La solitude du soignant face au psycho-trauma
Le professionnel de santé qui recueille les récits de victimes peut aussi souffrir. Il n’est pas imperméable aux blessures psychiques, qu’il doit soigner pour mieux soigner l’autre
«Diresa souffrance est légitime, même lorsqu’on a choisi d’être là »
Serge Lesourd
Professeur de psychopathologie clinique
La prise en charge du psycho-trauma est indispensable pour permettre aux victimes d’aller mieux.
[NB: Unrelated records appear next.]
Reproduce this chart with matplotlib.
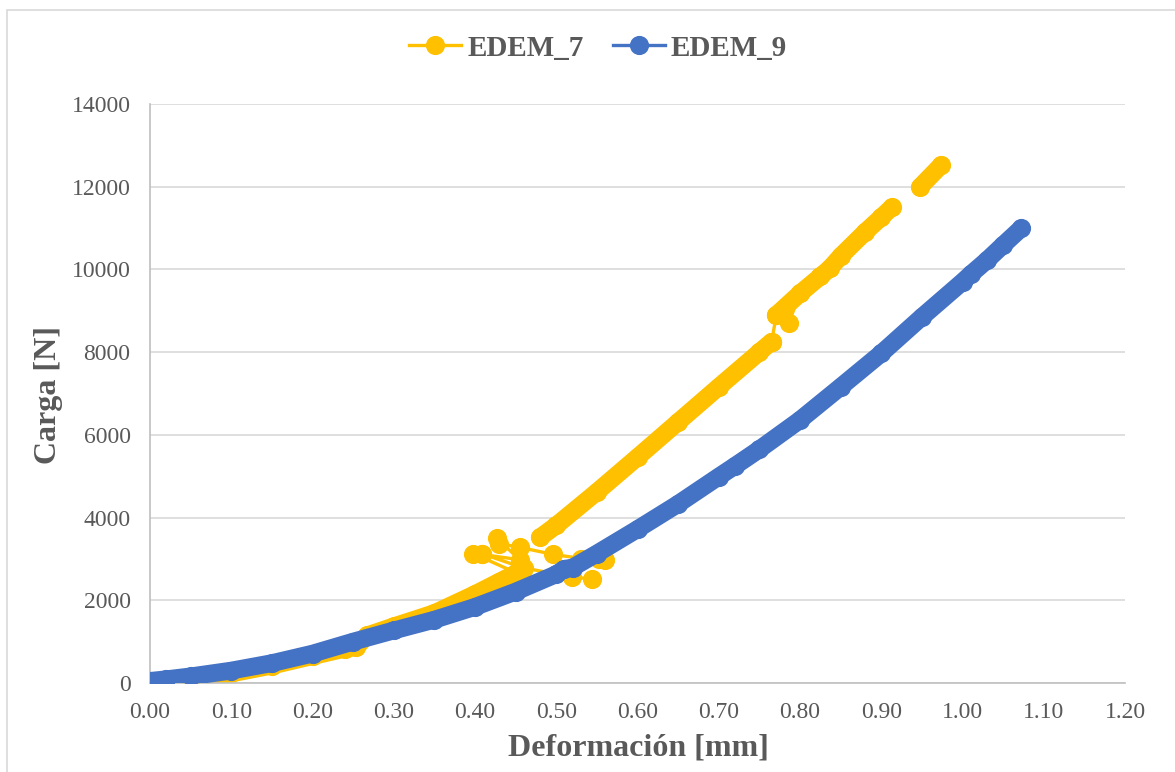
import numpy as np
import matplotlib
matplotlib.use("Agg")
import matplotlib.pyplot as plt
from matplotlib.lines import Line2D
from matplotlib.patches import Rectangle

# ---------------- data ----------------
nan = np.nan
# EDEM_7 main (dense) curve, gaps marked with nan
edem7_x = [0.00, 0.05, 0.10, 0.15, 0.20, 0.24, 0.254, 0.267, 0.30, 0.35, 0.40, 0.43, 0.451, nan,
           0.48, 0.50, 0.55, 0.60, 0.65, 0.70, 0.75, 0.765, nan,
           0.771, 0.80, 0.825, 0.837, 0.85, 0.88, 0.90, 0.913, nan,
           0.948, 0.974]
edem7_y = [0, 90, 230, 420, 650, 830, 865, 1150, 1370, 1690, 2150, 2450, 2660, nan,
           3520, 3810, 4620, 5460, 6310, 7160, 8000, 8250, nan,
           8900, 9420, 9830, 10030, 10320, 10900, 11260, 11500, nan,
           12000, 12525]
# EDEM_7 scattered points joined by thin lines
edem7_sx = [0.451, 0.398, 0.408, 0.46, 0.519, 0.544, nan,
            0.408, 0.455, 0.427, 0.430, 0.455, 0.496, 0.531, 0.560, 0.552, nan,
            0.765, 0.771, 0.786, 0.80]
edem7_sy = [2660, 3130, 3130, 2780, 2570, 2510, nan,
            3110, 2980, 3500, 3370, 3280, 3110, 3010, 2970, 2990, nan,
            8250, 8900, 8700, 9420]
# EDEM_9 curve
edem9_x = [0.00, 0.02, 0.05, 0.10, 0.15, 0.20, 0.25, 0.30, 0.35, 0.40, 0.45, 0.50, 0.51, 0.52,
           0.55, 0.60, 0.65, 0.70, 0.72, 0.75, 0.80, 0.85, 0.90, 0.95, 1.00, 1.01, 1.03, 1.05, 1.072]
edem9_y = [50, 90, 160, 300, 480, 710, 1000, 1270, 1530, 1840, 2210, 2630, 2760, 2790,
           3130, 3720, 4330, 4990, 5250, 5650, 6360, 7160, 7970, 8850, 9700, 9880, 10220, 10590, 10990]

series_names = ["EDEM_7", "EDEM_9"]
xticks = [0.00, 0.10, 0.20, 0.30, 0.40, 0.50, 0.60, 0.70, 0.80, 0.90, 1.00, 1.10, 1.20]
yticks = [0, 2000, 4000, 6000, 8000, 10000, 12000, 14000]

# ---------------- style ----------------
YEL = "#FFC000"
BLU = "#4472C4"
TXT = "#595959"
GRID = "#D9D9D9"
plt.rcParams["font.family"] = ["Liberation Serif", "DejaVu Serif"]

W, H = 1175, 772
fig = plt.figure(figsize=(W / 100, H / 100), dpi=100)
ax = fig.add_axes([150 / W, 1 - 683 / H, 975 / W, 579 / H])

ms = 12.8   # marker diameter in points
band = 12.8
thin = 2.4

# EDEM_7
ax.plot(edem7_x, edem7_y, color=YEL, lw=band, solid_capstyle="round",
        solid_joinstyle="round", zorder=2)
ax.plot(edem7_sx, edem7_sy, color=YEL, lw=thin, marker="o", ms=ms, mec=YEL, mfc=YEL, zorder=2)
ax.plot(edem7_x, edem7_y, color=YEL, lw=0, marker="o", ms=ms, mec=YEL, mfc=YEL, zorder=2)
# EDEM_9
ax.plot(edem9_x, edem9_y, color=BLU, lw=band, solid_capstyle="round",
        solid_joinstyle="round", zorder=3)
ax.plot(edem9_x, edem9_y, color=BLU, lw=0, marker="o", ms=ms, mec=BLU, mfc=BLU, zorder=3)

ax.set_xlim(0, 1.2)
ax.set_ylim(0, 14000)
ax.set_xticks(xticks)
ax.set_xticklabels([f"{v:.2f}" for v in xticks])
ax.set_yticks(yticks)
ax.set_yticklabels([str(v) for v in yticks])
ax.tick_params(axis="both", length=0, labelsize=17, colors=TXT)
ax.tick_params(axis="x", pad=14)
ax.tick_params(axis="y", pad=14)
ax.grid(axis="y", color=GRID, lw=1.2, zorder=0)
ax.set_axisbelow(True)
for s in ["top", "right"]:
    ax.spines[s].set_visible(False)
ax.spines["left"].set_color("#BFBFBF")
ax.spines["bottom"].set_color("#BFBFBF")
ax.spines["left"].set_linewidth(1.2)
ax.spines["bottom"].set_linewidth(1.2)

ax.set_xlabel("Deformación [mm]", fontsize=23, fontweight="bold", color=TXT)
ax.xaxis.set_label_coords((638 - 150) / 975, (683 - 734) / 579)
ax.set_ylabel("Carga [N]", fontsize=23, fontweight="bold", color=TXT)
ax.yaxis.set_label_coords((63 - 150) / 975, (683 - 395) / 579)

handles = [Line2D([], [], color=YEL, lw=thin, marker="o", ms=ms),
           Line2D([], [], color=BLU, lw=thin, marker="o", ms=ms)]
fig.legend(handles, series_names, loc="center", bbox_to_anchor=(598 / W, 1 - 48 / H),
           ncol=2, frameon=False, handlelength=1.8, handletextpad=0.2, columnspacing=1.0,
           prop={"size": 21, "weight": "bold"}, labelcolor=TXT)

fig.add_artist(Rectangle((7 / W, -0.05), 1.2, 1.05 - 10 / H, transform=fig.transFigure,
                         fill=False, edgecolor=GRID, lw=1.2))

fig.savefig("out.png", dpi=100, facecolor="white")
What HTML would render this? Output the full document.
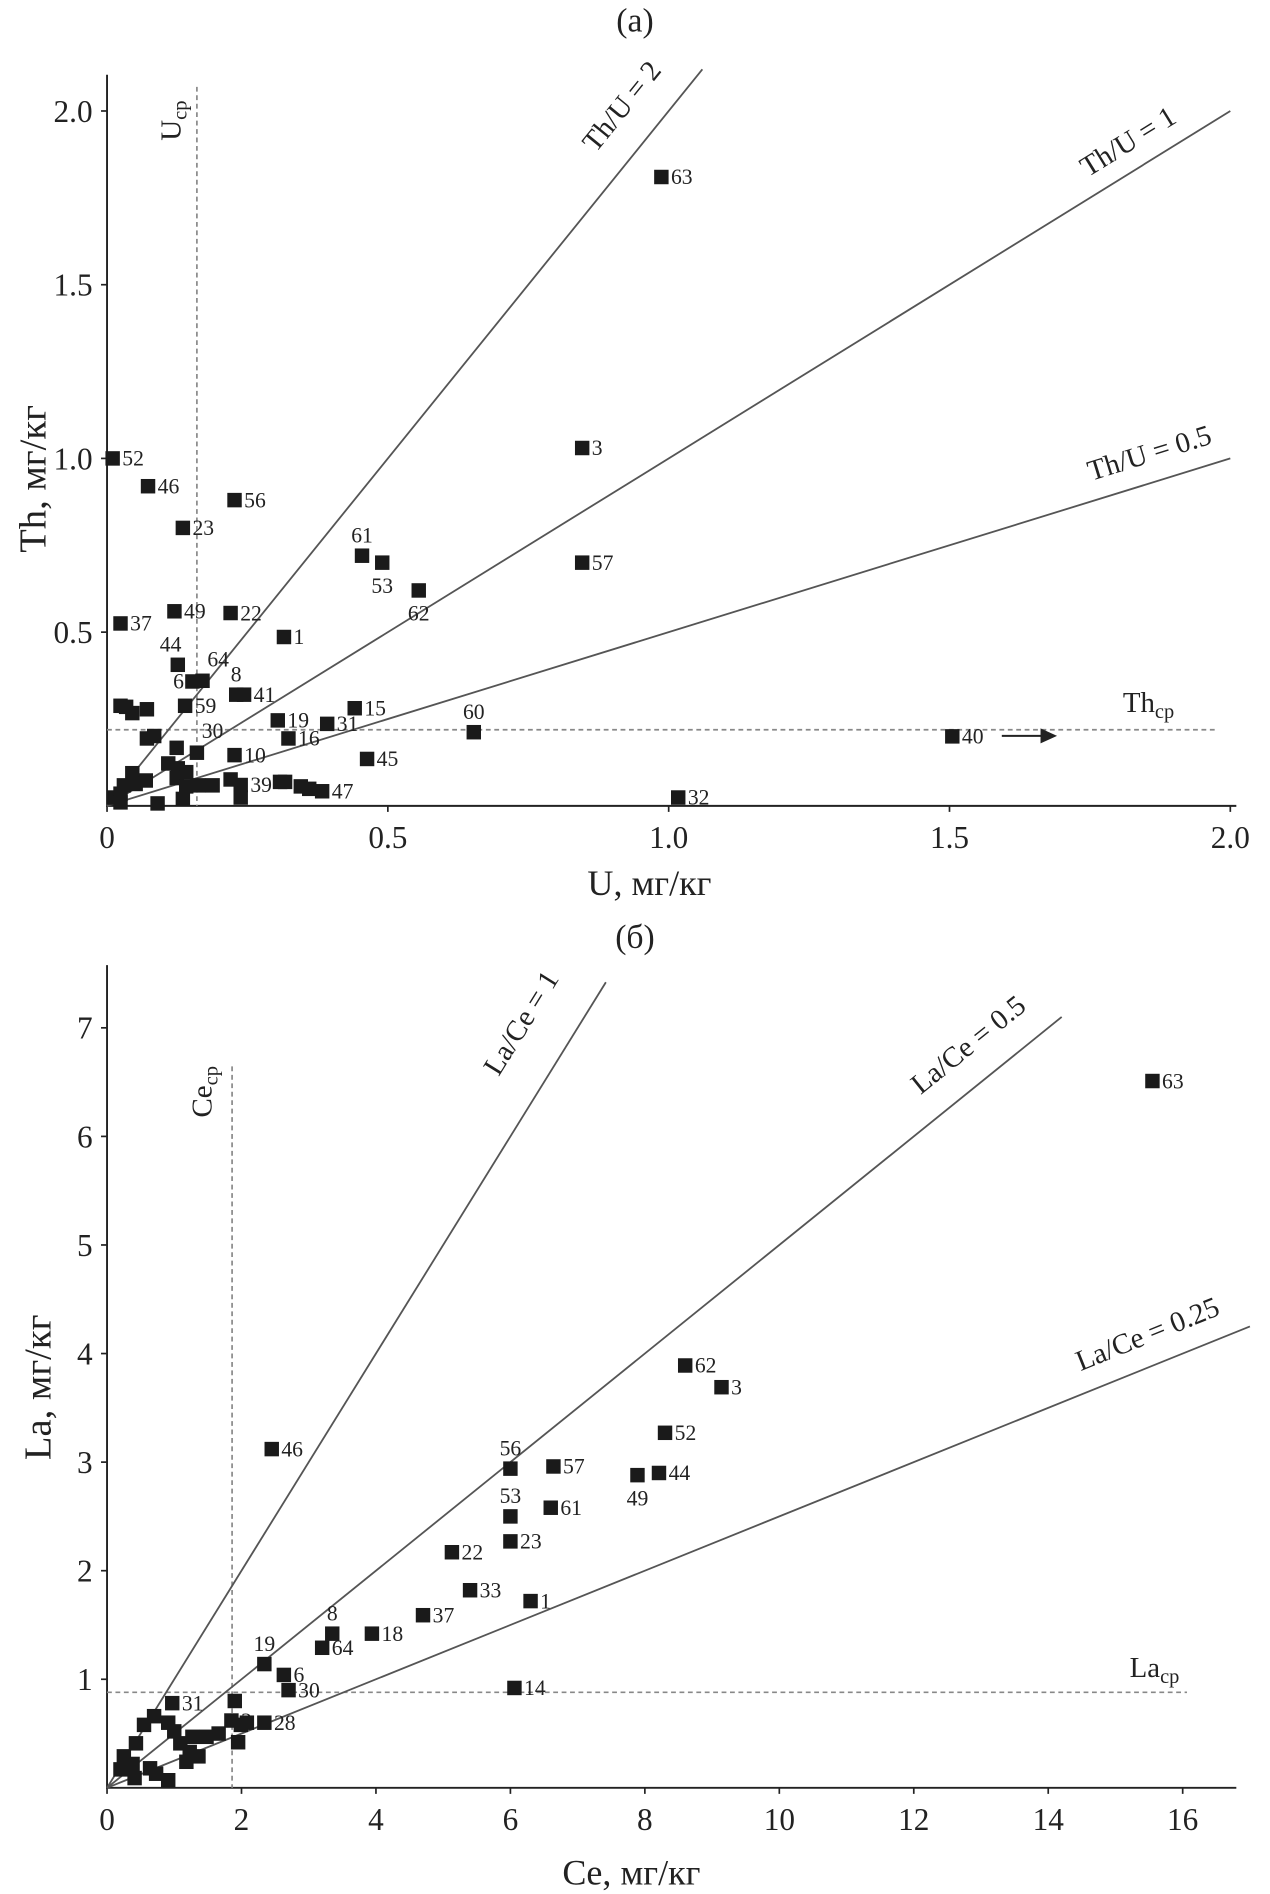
<!DOCTYPE html>
<html><head><meta charset="utf-8"><style>
html,body{margin:0;padding:0;background:#fff;}
svg{display:block;font-family:"Liberation Serif",serif;}
</style></head><body>
<svg id="chart" width="1270" height="1894" viewBox="0 0 1056 1570" preserveAspectRatio="none" xmlns="http://www.w3.org/2000/svg"></svg>
<script>
// Panel (a): U vs Th
const aU  = [0.01,0.073,0.227,0.135,0.454,0.49,0.555,0.846,0.987,0.846,0.024,0.12,0.22,0.315,0.126,0.17,0.152,0.23,0.244,0.139,0.304,0.441,0.392,0.323,0.16,0.227,0.653,1.505,0.463,0.238,0.383,1.017,
 0.024,0.034,0.045,0.071,0.071,0.084,0.124,0.109,0.126,0.141,0.124,0.141,0.045,0.051,0.03,0.024,0.013,0.024,0.09,0.135,0.163,0.188,0.22,0.238,0.308,0.317,0.345,0.36,0.069];
const aTh = [1.0,0.92,0.88,0.80,0.72,0.70,0.62,1.03,1.81,0.70,0.525,0.56,0.555,0.486,0.406,0.36,0.358,0.32,0.32,0.288,0.246,0.281,0.236,0.194,0.153,0.146,0.212,0.20,0.135,0.06,0.042,0.024,
 0.288,0.285,0.267,0.278,0.194,0.201,0.167,0.122,0.108,0.097,0.08,0.056,0.094,0.063,0.059,0.035,0.024,0.01,0.007,0.02,0.059,0.059,0.076,0.024,0.069,0.069,0.056,0.049,0.073];
const aLab = ["52","46","56","23","61","53","62","3","63","57","37","49","22","1","44","64","6","8","41","59","19","15","31","16","30","10","60","40","45","39","47","32"];
const aLabPos = ["r","r","r","r","a","b","b","r","r","r","r","r","r","r","al","ar","l","a","r","r","r","r","r","r","ar","r","a","r","r","r","r","r"];
const aXTicks = [0,0.5,1.0,1.5,2.0];
const aXTickLabels = ["0","0.5","1.0","1.5","2.0"];
const aYTicks = [0.5,1.0,1.5,2.0];
const aYTickLabels = ["0.5","1.0","1.5","2.0"];
const aRatios = [2,1,0.5];
const aRatioEnds = [1.06,2.0,2.0];
const aRatioLabels = ["Th/U = 2","Th/U = 1","Th/U = 0.5"];
const aUcp = 0.16, aThcp = 0.219;

// Panel (b): Ce vs La
const bCe = [15.55,8.6,9.14,8.3,8.21,7.89,6.64,6.0,6.0,6.6,6.0,5.13,5.4,4.7,6.3,3.94,3.2,3.35,2.34,2.63,2.7,6.06,2.45,0.97,2.34,1.85,
 1.9,1.99,2.08,1.95,1.66,1.48,1.27,1.09,1.23,0.7,0.55,0.91,1.0,0.43,0.25,0.2,0.38,0.64,0.91,0.41,0.73,1.18,1.36];
const bLa = [6.51,3.89,3.69,3.27,2.9,2.88,2.96,2.94,2.5,2.58,2.27,2.17,1.82,1.59,1.72,1.42,1.29,1.42,1.14,1.04,0.9,0.92,3.12,0.78,0.6,0.62,
 0.8,0.58,0.6,0.42,0.5,0.47,0.47,0.41,0.33,0.66,0.58,0.6,0.52,0.41,0.29,0.17,0.22,0.18,0.07,0.09,0.13,0.24,0.29];
const bLab = ["63","62","3","52","44","49","57","56","53","61","23","22","33","37","1","18","64","8","19","6","30","14","46","31","28","3"];
const bLabPos = ["r","r","r","r","r","b","r","a","a","r","r","r","r","r","r","r","r","a","a","r","r","r","r","r","r","r"];
const bXTicks = [0,2,4,6,8,10,12,14,16];
const bXTickLabels = ["0","2","4","6","8","10","12","14","16"];
const bYTicks = [1,2,3,4,5,6,7];
const bYTickLabels = ["1","2","3","4","5","6","7"];
const bRatios = [1,0.5,0.25];
const bRatioEnds = [7.42,14.2,17.0];
const bRatioLabels = ["La/Ce = 1","La/Ce = 0.5","La/Ce = 0.25"];
const bCecp = 1.86, bLacp = 0.88;

const svg = document.getElementById('chart');
const NS = "http://www.w3.org/2000/svg";
function mk(tag, attrs, parent){const e=document.createElementNS(NS,tag);for(const k in attrs)e.setAttribute(k,attrs[k]);(parent||svg).appendChild(e);return e;}
function txt(s,x,y,size,anchor,rot,parent){const t=mk('text',{x:x,y:y,'font-size':size,'text-anchor':anchor||'middle',fill:'#222'},parent);if(rot)t.setAttribute('transform','rotate('+rot+' '+x+' '+y+')');t.textContent=s;return t;}

function panel(cfg){
  const g = mk('g',{});
  
  
  const X = v => cfg.ox + v*cfg.sx, Y = v => cfg.oy - v*cfg.sy;
  // axes
  const ax = mk('path',{d:`M${cfg.ox} ${cfg.top} V${cfg.oy} H${cfg.right}`,stroke:'#222','stroke-width':1.6,fill:'none'},g);
  
  
  cfg.xt.forEach((v,i)=>{
    mk('line',{x1:X(v),y1:cfg.oy,x2:X(v),y2:cfg.oy+5,stroke:'#222','stroke-width':1.4},g);
    const t=txt(cfg.xtl[i],X(v),cfg.oy+35,26,'middle',0,g);
    
    
  });
  cfg.yt.forEach((v,i)=>{
    mk('line',{x1:cfg.ox-5,y1:Y(v),x2:cfg.ox,y2:Y(v),stroke:'#222','stroke-width':1.4},g);
    const t=txt(cfg.ytl[i],cfg.ox-12,Y(v)+9,26,'end',0,g);
    
    
  });
  // dotted mean lines
  const vl=mk('line',{x1:X(cfg.vx),y1:cfg.vtop,x2:X(cfg.vx),y2:cfg.oy,stroke:'#888','stroke-width':1.4,'stroke-dasharray':'4,3'},g);
  
  
  const hl=mk('line',{x1:cfg.ox,y1:Y(cfg.hy),x2:cfg.hend,y2:Y(cfg.hy),stroke:'#888','stroke-width':1.4,'stroke-dasharray':'4,3'},g);
  
  
  // ratio lines
  cfg.ratios.forEach((r,i)=>{
    const l=mk('line',{x1:X(0),y1:Y(0),x2:X(cfg.ends[i]),y2:Y(cfg.ends[i]*r),stroke:'#555','stroke-width':1.5},g);
    
    
    const ang = -Math.atan(r*cfg.sy/cfg.sx)*180/Math.PI;
    const p = cfg.rlPos[i];
    const t=txt(cfg.rlabels[i],p[0],p[1],24,'middle',ang,g);
    
    
  });
  // points
  cfg.xs.forEach((v,i)=>{
    const px=X(v), py=Y(cfg.ys[i]);
    const m=mk('rect',{x:px-6,y:py-6,width:12,height:12,fill:'#1a1a1a'},g);
    
    
    if(i<cfg.labs.length){
      const pos=cfg.lpos[i]; let lx=px+8, ly=py+6, an='start';
      if(pos==='a'){lx=px;ly=py-11;an='middle';}
      else if(pos==='b'){lx=px;ly=py+25;an='middle';}
      else if(pos==='l'){lx=px-7;an='end';}
      else if(pos==='al'){lx=px-6;ly=py-11;an='middle';}
      else if(pos==='ar'){lx=px+4;ly=py-12;an='start';}
      const t=txt(cfg.labs[i],lx,ly,18,an,0,g);
      
      
    }
  });
  return {X,Y,g};
}

const A = panel({name:'panel-a',ox:89,oy:668,sx:467,sy:288,top:62,right:1028,xt:aXTicks,xtl:aXTickLabels,yt:aYTicks,ytl:aYTickLabels,
  vx:aUcp,vtop:72,hy:aThcp,hend:1012,ratios:aRatios,ends:aRatioEnds,rlabels:aRatioLabels,
  rlPos:[[523,93],[942,124],[958,383]],xs:aU,ys:aTh,labs:aLab,lpos:aLabPos});
const B = panel({name:'panel-b',ox:89,oy:1482,sx:55.9,sy:90,top:800,right:1028,xt:bXTicks,xtl:bXTickLabels,yt:bYTicks,ytl:bYTickLabels,
  vx:bCecp,vtop:884,hy:bLacp,hend:987,ratios:bRatios,ends:bRatioEnds,rlabels:bRatioLabels,
  rlPos:[[440,852],[810,872],[957,1113]],xs:bCe,ys:bLa,labs:bLab,lpos:bLabPos});

// arrow for point 40
const arr=mk('path',{d:'M833 610 H873 M866 605 L877 610 L866 615 Z',stroke:'#222','stroke-width':1.6,fill:'#222'});



// titles
function lab(s,x,y,size,rot,name){const t=txt(s,x,y,size,'middle',rot);return t;}
lab('(a)',528,26,28,0,'panel-a-title');
lab('U, мг/кг',540,742,30,0,'x-axis-title-a');
lab('Th, мг/кг',38,397,32,-90,'y-axis-title-a');
lab('(б)',528,786,28,0,'panel-b-title');
lab('Ce, мг/кг',525,1562,30,0,'x-axis-title-b');
lab('La, мг/кг',42,1150,32,-90,'y-axis-title-b');

// mean labels with subscripts
function sub(main,s,x,y,rot,name){
  const t=mk('text',{x:x,y:y,'font-size':24,'text-anchor':'middle',fill:'#222'});
  if(rot)t.setAttribute('transform','rotate('+rot+' '+x+' '+y+')');
  
  
  const a=mk('tspan',{},t);a.textContent=main;
  const b=mk('tspan',{'font-size':17,dy:5},t);b.textContent=s;
}
sub('U','cp',150,100,-90,'u-mean-label');
sub('Th','cp',955,590,0,'th-mean-label');
sub('Ce','cp',176,905,-90,'ce-mean-label');
sub('La','cp',960,1390,0,'la-mean-label');
</script>
</body></html>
Mais qu’en est-il du soignant ? Comment « digère »-t-il toutes les histoires qu’il accueille au cours de ses consultations ? L’accumulation de confessions, de récits parfois très brutaux dans le secret du cabinet n’a-t-elle pas un impact sur celui qui les écoute ? Les professionnels de santé ont évoqué cette problématique lors d’une Journée départementale des CUMP (Cellules d’urgence médico-psychologique) (1). L’occasion pour eux d’échanger librement sur un sujet complexe, souvent passé sous silence par pudeur ou par crainte du jugement. Serge Lesourd, professeur de psychopathologie clinique à l’Université de Nice-Sophia Antipolis évoque ainsi la solitude du soignant face à la douleur. « J’ai en tête l’image des jours qui ont suivi l’attentat de Nice : de ce 15 juillet, de ce 16 juillet... où j’ai vu tous ces professionnels de santé sortir fumer leur cigarette sur le trottoir entre deux consultations en étant incapables de parler entre eux. » Au plus près des victimes dans les premières heures, ils ont été marqués, de différentes manières et à différents degrés. Sans s’en rendre forcément compte. « Il y a une opposition fondamentale entre la victime et le soignant. L’un doit être l’objet de l’attention de l’autre. Ce devoir de secours impose au soignant de mettre de côté tout ce qu’il ressent, de gommer toute dimension affective pour être tout entier dévoué à son métier. Il y a donc quelque chose qui vient renforcer l’idée que le soignant n’a pas le droit d’aller mal. » Qu’il n’a même aucune légitimité à cela. « Il n’a pas cette légitimité que confère le statut de victime : ce n’est pas lui qui vit la souffrance. Il y a une incompatibilité logique et morale entre la position de victime et de soignant. On ne peut être les deux à la fois. C’est la raison pour laquelle ce dernier est dans une grande solitude face à sa propre souffrance. »
Le soignant a choisi d’être là, pas la victime
Ce sentiment d’isolement est souvent aggravé par les barrières que lui-même érige, en s’interdisant de parler de sa souffrance, notamment avec des collègues. Parce que, pense-til, ils risqueraient de lui opposer une incapacité à exercer. Or, il ne veut pas basculer dans la position de patient. «La parole est pourtant fondamentale, rappelle Serge Lesourd, avant d’insister : « La souffrance est légitime même lorsqu’on a choisi d’être là, sur les lieux, en tant que soignant.. » Il s’agit donc de changer de prisme. « Trente ans de carrière ne mettent pas à l’abri. Ce n’est pas l’expérience qui va faire que l’on va s’en sortir. C’est le fait de pouvoir échanger, d’analyser ce qu’il se passe : c’est bien le dialogue qui va nous permettre de dépasser notre propre souffrance pour mieux reprendre notre tâche au service des autres. » Cela ne veut pas dire qu’il faudra fermer le bureau, parfois une bonne discussion suffit. La verbalisation est toujours salutaire. On oublie trop souvent que le psy, le médecin, l’infirmière... restent avant tout des êtres humains, en proie, eux aussi, à la souffrance. Qu’il leur est donc légitime de dire qu’ils vont mal, pour mieux se soigner et reprendre leur tâche. Au bénéfice des autres.
1. Le 28 novembre, la Journée départementale des CUMP était consacrée à la thématique du personnel soignant à l’épreuve du psychotrauma.